Digital distribution adds new layers of complexity. Streaming platforms, app stores, and digital marketplaces rely on licensing terms, platform-specific rights, and sometimes digital rights management (DRM) to control distribution. These mechanisms raise questions about interoperability, consumer choice, and the balance between incentives for creators and access for users. See Digital rights management and Licensing.

Market structure, competition, and regulation

Distribution networks can become bottlenecks if a small number of intermediaries control access to large audiences. Proponents of a market-based approach argue that competition among distributors, transparency in licensing terms, and sunset provisions on exclusivity promote efficiency and lower prices for consumers. Critics warn that overly strong distribution power can gatekeep content or goods, suppress innovation, or create rents for license holders. The appropriate policy response often centers on finding a balance: protect property rights to encourage investment while preventing anti-competitive behavior that harms consumers. See Antitrust law and Regulation.
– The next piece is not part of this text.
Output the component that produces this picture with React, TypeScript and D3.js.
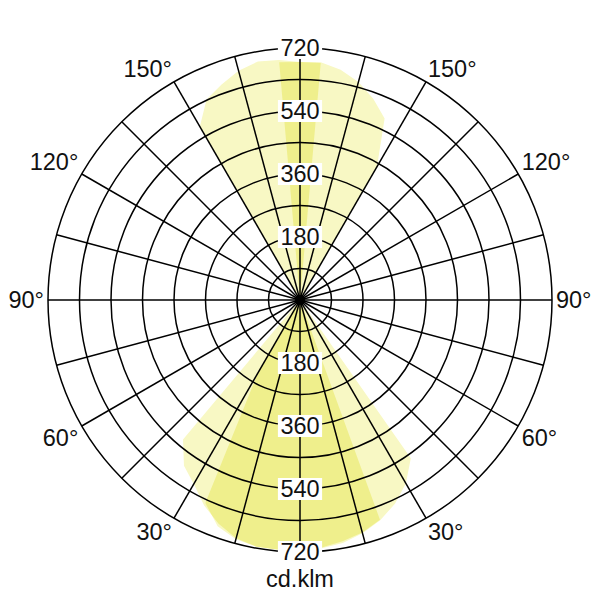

From this vantage point, deregulation and focused enforcement are preferred tools when markets fail, rather than broad mandates that undermine predictable licensing models. Advocates emphasize the importance of contractual freedom, the ability of parties to negotiate terms that reflect risk and scale, and the social value of a decentralized distribution ecosystem that can adapt rapidly to new platforms and technologies. See Free market and Market economy.

Global and social considerations

Global distribution rights complicate sovereignty, currency risk, and cross-border enforcement. International licensing agreements, harmonization of standards, and trade policy all influence who can access works and goods in different regions. Proponents of open trade argue that well-structured distribution rights should travel with goods and information, subject to fair competition norms, while opponents worry about uneven bargaining power and cultural gatekeeping. See International trade and Trade policy.

In debates about access and social equity, critics may argue that aggressive protection of distribution rights can limit access for poorer or under-served communities. From a market-oriented perspective, the remedy is not to abandon rights but to design licensing schemes and transitional policy tools that expand legitimate access without eroding the incentives needed for creators and investors. When the critique centers on perceived gatekeeping or cultural dominance, proponents argue that rights, properly managed, expand the overall volume of content and goods available by attracting capital and enabling distribution at scale. See Public policy and Cultural policy.

Controversies around distribution rights often touch on the tension between market incentives and public access. For instance, debates about digital distribution touch on how DRM, licensing terms, and platform control affect innovation, consumer choice, and competition. Supporters contend that robust rights and transparent terms foster investment in new formats and technologies, while critics worry about over-mighty gatekeepers that shield incumbents from competition. See Digital distribution and Open access.